Commanders and leaders
- Andrei Korela: Fedor Mstislavsky Peter Sheremetev Vasily Shuisky

Strength
- up to 5,000: About 40,000

= Siege of Kromy =

1605 siege

The siege of Kromy was the last major clash of government troops of Boris Godunov with the rebel army of False Dmitry I.

== Prelude ==
After Battle of Dobrynichy, most noblemen and mercenaries with whom False Dmitry I began his campaign left him, but under his banner, peasants and Cossacks flocked massively, dissatisfied with the rule of Godunov and who supposedly believed False Dmitry to be "the lawful sovereign".

== Siege ==

A small garrison of Kromy was reinforced by five hundred Cossacks led by the ataman Andrei Korela, who had retreated here after the Battle of Dobrynichi. The walls were destroyed by artillery fire, but the defenders of Kromy effectively defended themselves in the system of trenches, which they dug in the city. Nevertheless, the losses on both sides were high and the Ataman Korela demanded reinforcements from False Dmitry I in Putivl, threatening to surrender the city. False Dmitriy reacted by sending a large detachment to Kromy. Because the tsarist troops accepted these warriors as their own, they entered the fortress with a large train. The fighting lasted a few more weeks before the ceasefire.

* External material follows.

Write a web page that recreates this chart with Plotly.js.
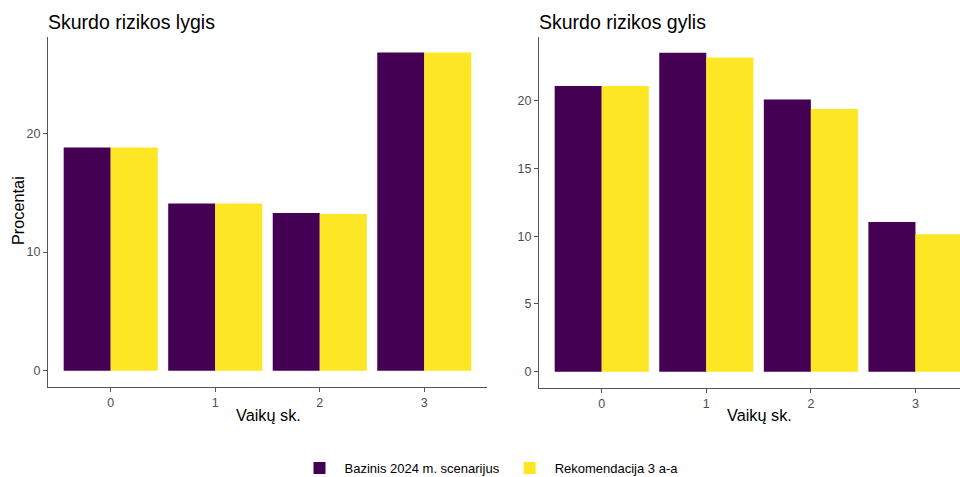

In the huge camp of Mstislavsky began an epidemic of dysentery. Godunov's order not to leave the army caused indignation among the nobles, and many, despite the ban, went home.

== Aftermath ==
On April 13, 1605, Boris Godunov died and his son, Fedor, became Tsar. Many of the boyars began to look for ways to get rid of the elected Zemstvo dynasty. On May 7, most of the government army, following the agitation of the hero of the Novgorod-Seversk siege, Peter Basmanov (who took part in the conspiracy against the Godunovs), took the side of False Dmitry. Tsar Fedor II Godunov was killed by the Pretender's agents on June 10, 1605, and False Dmitry I entered Moscow as the new Tsar. His rule would last till May 17, 1606, when he would be killed and replaced by Vasili IV Shuiski.